Os povos indígenas de todo o país estão discutindo em rodadas de oficinas o que fazer contra o novo Marco Legal da Biodiversidade, que regulamenta o acesso ao patrimônio genético e ao conhecimento tradicional associado.
As lideranças indígenas já tem clareza que vão recorrer à Organização Internacional do Trabalho (OIT), exigindo o cumprimento da Convenção no 169, da qual o Brasil é signatário.
Também há indicativo de que recorram ao Supremo Tribunal Federal (STF), por considerar que foram atingidos em seus direitos constitucionais. O cacique Toninho, da aldeia Guarani Tekoá Porã (Boa Esperança), relata que os índios do Espírito Santo participarão da oficina que será realizada em Salvador, nos dias seis a oito de outubro próximo.
Há agendas regionais das oficinas sobre o novo marco da biodiversidade em todo o país. Depois, os índios se reúnem numa oficina nacional. Está programada para os dias 14 a 16 de novembro próximo, mas as datas e o local estão sujeitos à confirmação.
Conhecimento
“Querem tirar os direitos indígenas”, afirma o cacique Toninho. Ele lembra que a sabedoria tradicional indígena permite aos seus pajés tratar das doenças que acometem os índios com os seus métodos, entre os quais com o uso de ervas medicinais. O câncer inclusive, como disse.
Citou um caso recente, de uma anciã, com mais de 90 anos, que mora na aldeia Guarani do Caparaó. Ela foi acometida de pneumonia. O próprio cacique foi para a aldeia e indicou as ervas e a forma de usá-las para tratar a doença. A anciã está curada com a medicina milenar dos índios.
Todo este conhecimento tradicional os índios receberam de suas divindades, no que eles chamam de revelação. Este conhecimento permite aos responsáveis pela saúde dos indígenas saber o que tem o índio, a doença que compromete seu fígado, seus rins, as doenças que afetam suas pernas, por exemplo.

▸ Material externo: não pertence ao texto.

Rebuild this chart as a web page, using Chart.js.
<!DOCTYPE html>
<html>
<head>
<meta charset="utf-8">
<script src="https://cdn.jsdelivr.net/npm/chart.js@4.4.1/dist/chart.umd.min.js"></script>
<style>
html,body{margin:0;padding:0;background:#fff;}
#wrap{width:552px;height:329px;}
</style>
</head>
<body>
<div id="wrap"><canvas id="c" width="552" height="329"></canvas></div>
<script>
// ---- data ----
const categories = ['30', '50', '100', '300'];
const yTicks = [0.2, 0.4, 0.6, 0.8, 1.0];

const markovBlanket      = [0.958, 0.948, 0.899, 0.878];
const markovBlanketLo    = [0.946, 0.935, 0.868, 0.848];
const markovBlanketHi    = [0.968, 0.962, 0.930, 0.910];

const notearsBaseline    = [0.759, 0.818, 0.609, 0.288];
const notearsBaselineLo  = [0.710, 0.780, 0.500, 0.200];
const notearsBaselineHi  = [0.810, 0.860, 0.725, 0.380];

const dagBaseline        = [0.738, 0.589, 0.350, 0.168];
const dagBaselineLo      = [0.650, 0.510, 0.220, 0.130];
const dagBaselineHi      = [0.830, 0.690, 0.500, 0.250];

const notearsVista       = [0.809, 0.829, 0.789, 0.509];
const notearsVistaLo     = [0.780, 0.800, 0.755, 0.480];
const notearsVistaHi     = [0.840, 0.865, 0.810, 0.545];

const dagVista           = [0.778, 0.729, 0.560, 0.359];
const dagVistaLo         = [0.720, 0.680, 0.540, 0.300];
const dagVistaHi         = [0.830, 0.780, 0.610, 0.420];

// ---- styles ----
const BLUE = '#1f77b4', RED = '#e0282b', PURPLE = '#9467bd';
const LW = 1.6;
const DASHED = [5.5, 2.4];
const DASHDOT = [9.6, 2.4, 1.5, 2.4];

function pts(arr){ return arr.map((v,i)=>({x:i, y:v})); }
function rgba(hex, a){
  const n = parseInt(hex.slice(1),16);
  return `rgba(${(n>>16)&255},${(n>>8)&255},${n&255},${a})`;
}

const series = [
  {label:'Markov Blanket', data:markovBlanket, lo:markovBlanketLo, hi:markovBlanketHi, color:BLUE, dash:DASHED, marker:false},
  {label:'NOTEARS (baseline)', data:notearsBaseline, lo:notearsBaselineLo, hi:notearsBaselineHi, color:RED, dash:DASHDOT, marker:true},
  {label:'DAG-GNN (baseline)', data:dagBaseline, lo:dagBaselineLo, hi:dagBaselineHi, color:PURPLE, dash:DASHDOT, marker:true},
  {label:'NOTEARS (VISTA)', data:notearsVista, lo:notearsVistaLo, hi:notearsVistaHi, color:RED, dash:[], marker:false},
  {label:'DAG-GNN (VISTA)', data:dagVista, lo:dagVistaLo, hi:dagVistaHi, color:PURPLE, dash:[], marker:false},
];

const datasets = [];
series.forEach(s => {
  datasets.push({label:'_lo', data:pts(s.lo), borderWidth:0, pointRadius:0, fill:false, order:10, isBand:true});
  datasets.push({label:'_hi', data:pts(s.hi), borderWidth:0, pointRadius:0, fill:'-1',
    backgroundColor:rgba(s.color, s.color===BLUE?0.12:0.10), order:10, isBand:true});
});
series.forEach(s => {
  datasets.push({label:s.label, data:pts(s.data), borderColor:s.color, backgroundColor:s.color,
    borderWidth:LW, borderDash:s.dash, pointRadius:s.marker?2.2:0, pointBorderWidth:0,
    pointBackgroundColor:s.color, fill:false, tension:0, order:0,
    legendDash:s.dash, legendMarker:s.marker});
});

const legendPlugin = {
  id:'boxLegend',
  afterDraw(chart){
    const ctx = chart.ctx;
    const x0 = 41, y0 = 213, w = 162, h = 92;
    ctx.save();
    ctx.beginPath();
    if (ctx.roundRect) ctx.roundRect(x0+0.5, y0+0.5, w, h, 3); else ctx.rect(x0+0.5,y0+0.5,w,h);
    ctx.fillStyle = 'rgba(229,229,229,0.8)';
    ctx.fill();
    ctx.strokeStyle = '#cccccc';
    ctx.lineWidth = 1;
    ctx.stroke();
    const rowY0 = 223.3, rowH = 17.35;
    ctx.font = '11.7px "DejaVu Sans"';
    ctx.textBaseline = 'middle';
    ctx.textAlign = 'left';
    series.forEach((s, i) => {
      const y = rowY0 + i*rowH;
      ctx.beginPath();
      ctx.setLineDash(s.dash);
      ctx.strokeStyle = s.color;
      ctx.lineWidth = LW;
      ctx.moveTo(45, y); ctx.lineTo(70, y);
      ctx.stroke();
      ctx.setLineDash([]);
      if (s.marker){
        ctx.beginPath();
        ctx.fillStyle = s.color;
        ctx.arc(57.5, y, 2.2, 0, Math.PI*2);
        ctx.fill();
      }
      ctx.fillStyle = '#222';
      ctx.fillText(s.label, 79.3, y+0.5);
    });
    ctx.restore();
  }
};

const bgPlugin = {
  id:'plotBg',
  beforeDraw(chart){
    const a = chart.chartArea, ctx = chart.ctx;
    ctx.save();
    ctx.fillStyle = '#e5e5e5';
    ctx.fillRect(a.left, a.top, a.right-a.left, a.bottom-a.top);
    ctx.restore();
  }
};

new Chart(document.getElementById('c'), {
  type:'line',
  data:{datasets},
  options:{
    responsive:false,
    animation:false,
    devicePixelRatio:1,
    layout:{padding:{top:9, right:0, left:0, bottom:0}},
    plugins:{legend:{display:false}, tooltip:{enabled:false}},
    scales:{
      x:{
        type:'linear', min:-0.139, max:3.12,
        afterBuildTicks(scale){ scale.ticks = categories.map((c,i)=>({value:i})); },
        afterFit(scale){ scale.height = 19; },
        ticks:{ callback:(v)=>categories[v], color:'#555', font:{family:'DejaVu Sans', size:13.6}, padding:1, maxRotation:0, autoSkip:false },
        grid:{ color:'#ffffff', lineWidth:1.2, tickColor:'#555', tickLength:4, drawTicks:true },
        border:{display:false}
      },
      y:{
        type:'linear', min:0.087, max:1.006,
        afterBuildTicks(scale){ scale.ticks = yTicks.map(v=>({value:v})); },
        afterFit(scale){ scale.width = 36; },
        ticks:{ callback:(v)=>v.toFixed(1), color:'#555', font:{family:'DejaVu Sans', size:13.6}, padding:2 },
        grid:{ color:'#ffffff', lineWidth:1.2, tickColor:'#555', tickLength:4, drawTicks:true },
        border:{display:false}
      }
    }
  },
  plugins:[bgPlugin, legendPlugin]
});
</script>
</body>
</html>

“Somos donos deste saber indicado pelos deuses. Agora querem nos tomar este conhecimento para produzir remédio e ganhar dinheiro. Para nós, não fica nada”, afirma o cacique.
Toninho, neto da xamã guarani Tatantin-Roa-Retée, cita que sua avó morreu aos 104 anos, sem jamais ter usado remédios de branco. Tinha saúde de ferro. Agregue-se que a xamã também não usava sal e açúcar, entre outros produtos de uso comum do branco, que causam doenças.
O cacique Toninho denuncia mais: “Os laboratórios ou cientistas e seus representantes é que vão indicar o que querem. E decidirão o valor que pagar, se pagarem, sobre o lucro que tiverem após industrializar as ervas conhecidas pelos indígenas”.
O cacique afirma categórico que os índios não aceitam que todo o seu conhecimento seja tomado assim, sem mais nem menos. E faz um destaque: todas as decisões incluídas na nova lei não foram discutidas com os índios. Sequer com os seus apoiadores.
Marco legal
O chamado Novo Marco Legal da Biodiversidade foi definido na LEI Nº 13.123/2015, sancionada em maio pela presidente Dilma. Regulamenta o acesso ao patrimônio genético e ao conhecimento tradicional associado. A nova legislação substitui medida provisória em vigor desde 2001, alvo de reclamações principalmente da indústria e da comunidade científica.
Mas os índios alertam que seus direitos previstos na Constituição Federal de 88 não foram respeitados. E nem convenções internacionais das quais o Brasil é signatário, como a Convenção nº 169 da Organização Internacional do Trabalho (OIT).
Esta convenção foi regulamentada pelo Decreto Nº 5.051/2004 e diz no seu artigo 1°: “A Convenção no 169 da Organização Internacional do Trabalho – OIT sobre Povos Indígenas e Tribais, adotada em Genebra, em 27 de junho de 1989, apensa por cópia ao presente Decreto, será executada e cumprida tão inteiramente como nela se contém”.
A convenção que o Brasil assinou determina no seu artigo 1º que ela se aplica: “aos povos tribais em países independentes, cujas condições sociais, culturais e econômicas os distingam de outros setores da coletividade nacional, e que estejam regidos, total ou parcialmente, por seus próprios costumes ou tradições ou por legislação especial”.
E, “aos povos em países independentes, considerados indígenas pelo fato de descenderem de populações que habitavam o país ou uma região geográfica pertencente ao país na época da conquista ou da colonização ou do estabelecimento das atuais fronteiras estatais e que, seja qual for sua situação jurídica, conservam todas as suas próprias instituições sociais, econômicas, culturais e políticas, ou parte delas. …”.